Regulation of Cholecystokinin Secretion by Peptones and Peptidomimetic Antibiotics in STC-1 Cells

Abstract

Peptones are potent stimulants of cholecystokinin (CCK) release in rats, both in vivo and ex vivo in a model of isolated vascularly perfused duodeno-jejunum preparation and in vitro in the intestinal CCK-producing cell line STC-1. The underlying mechanisms were here investigated with this cell line. Protein hydrolysates from various origins (meat, casein, soybean, and ovalbumin; 0.5–1%, wt/vol) dose dependently increased CCK release. Cephalosporin antibiotics, which mimic tripeptides, also stimulated the release of CCK over the concentration range 1–20 mm. The study of concentration dependence of cephalosporin uptake indicated a passive diffusion process at either pH 7.4 or pH 6.0, thus arguing against the involvement of a peptide transporter in CCK secretion.

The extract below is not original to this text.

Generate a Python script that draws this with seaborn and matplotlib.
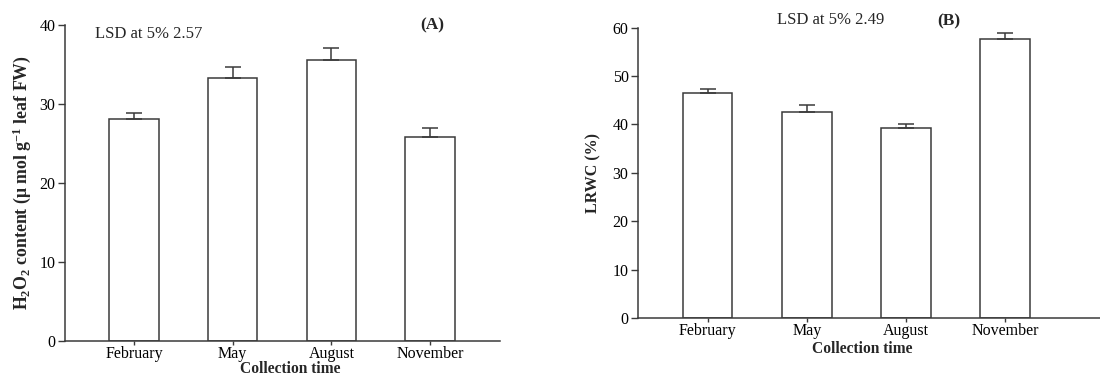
import numpy as np
import pandas as pd
import matplotlib
matplotlib.use('Agg')
import matplotlib.pyplot as plt
import seaborn as sns

months = ['February', 'May', 'August', 'November']
h2o2_mean = [28.1, 33.3, 35.6, 25.8]
h2o2_err = [0.8, 1.35, 1.5, 1.1]
lrwc_mean = [46.4, 42.6, 39.2, 57.6]
lrwc_err = [1.0, 1.5, 1.0, 1.2]

sns.set_theme(style='ticks')
plt.rcParams['font.family'] = ['Liberation Serif', 'DejaVu Serif']
plt.rcParams['mathtext.fontset'] = 'custom'
plt.rcParams['mathtext.rm'] = 'Liberation Serif'
plt.rcParams['mathtext.bf'] = 'Liberation Serif:bold'

edge = '#3a3a3a'
fig = plt.figure(figsize=(11, 3.76), dpi=100)
axA = fig.add_axes([0.0591, 0.0931, 0.3955, 0.8404])
axB = fig.add_axes([0.5803, 0.1535, 0.4197, 0.7731])


def draw(ax, means, errs, ylim, xmax, ylabel, yticks, ysize):
    df = pd.DataFrame({'month': months, 'value': means})
    sns.barplot(data=df, x='month', y='value', color='white', edgecolor=edge,
                linewidth=1.1, width=0.5, errorbar=None, ax=ax)
    for p in ax.patches:
        p.set_facecolor('white')
    ax.errorbar(np.arange(len(months)), means, yerr=[np.zeros(len(errs)), errs],
                fmt='none', ecolor=edge, elinewidth=1.1, capsize=6, capthick=1.1)
    ax.set_xlim(-0.70, xmax)
    ax.set_ylim(*ylim)
    ax.set_yticks(yticks)
    sns.despine(ax=ax)
    for s in ['left', 'bottom']:
        ax.spines[s].set_color(edge)
        ax.spines[s].set_linewidth(1.1)
    ax.tick_params(axis='both', colors=edge, labelcolor='black', labelsize=11.5,
                   length=5, width=1, pad=2)
    ax.tick_params(axis='x', length=3, pad=0.5)
    ax.set_ylabel(ylabel, fontsize=ysize, fontweight='bold')
    ax.set_xlabel('Collection time', fontsize=11.2, fontweight='bold')


draw(axA, h2o2_mean, h2o2_err, (0, 40), 3.71,
     r'H$\mathbf{_2}$O$\mathbf{_2}$ content ($\mathbf{\mu}$ mol g$\mathbf{^{-1}}$ leaf FW)',
     [0, 10, 20, 30, 40], 12.8)
draw(axB, lrwc_mean, lrwc_err, (0, 60), 3.96, 'LRWC (%)',
     [0, 10, 20, 30, 40, 50, 60], 11.5)

axA.yaxis.set_label_coords(-0.074, 0.5)
axA.xaxis.set_label_coords(0.517, -0.064)
axB.yaxis.set_label_coords(-0.079, 0.5)
axB.xaxis.set_label_coords(0.485, -0.077)

axA.text(0.069, 0.972, 'LSD at 5% 2.57', transform=axA.transAxes,
         fontsize=12, va='center', ha='left')
axA.text(0.844, 1.0, '(A)', transform=axA.transAxes,
         fontsize=12.5, fontweight='bold', va='center', ha='center')
axB.text(0.30, 1.026, 'LSD at 5% 2.49', transform=axB.transAxes,
         fontsize=12, va='center', ha='left')
axB.text(0.673, 1.022, '(B)', transform=axB.transAxes,
         fontsize=12.5, fontweight='bold', va='center', ha='center')

fig.savefig('out.png', dpi=100)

After pertussis toxin treatment (200 ng/ml; 5 h), the peptone- and cephalexin-induced CCK secretion was significantly reduced, suggesting the involvement of pertussis toxin-sensitive heterotrimeric G protein(s) in the secretory activity of STC-1 cells. Consistent with this was the identification by Western blot of Gi2α, Gi3α, and Goα immunoreactivities in STC-1 cell extracts. Additionally, peptones and cephalexin increased the cellular content in inositol phosphates, whereas a mild increase in cAMP content was restricted to peptone-treated cells. Protein kinase A or C inhibition did not modify peptone- or antibiotic drug-evoked CCK release. The extracellular Ca2+ chelator EGTA (500 μm) and the intracellular Ca2+ chelator BAPTA-AM[ 1,2-bis-(O-aminophenoxy)ethane-N,N,N′,N′-tetraacetic acid tetra(acetoxymethyl) ester; 20 μm] abolished the peptone- and antibiotic drug-induced CCK release. Nifedipine and verapamil (10 μm) reduced by about 50% the CCK secretion evoked by these two secretagogues. In conclusion, peptones and some cephalosporins are potent stimulants of CCK release in the STC-1 cell line. The cellular mechanisms involve pertussis toxin-sensitive G protein(s) and are dependent on Ca2+ availability. We suggest that the STC-1 cell line is a useful model to study the molecular basis of peptone-induced CCK secretion.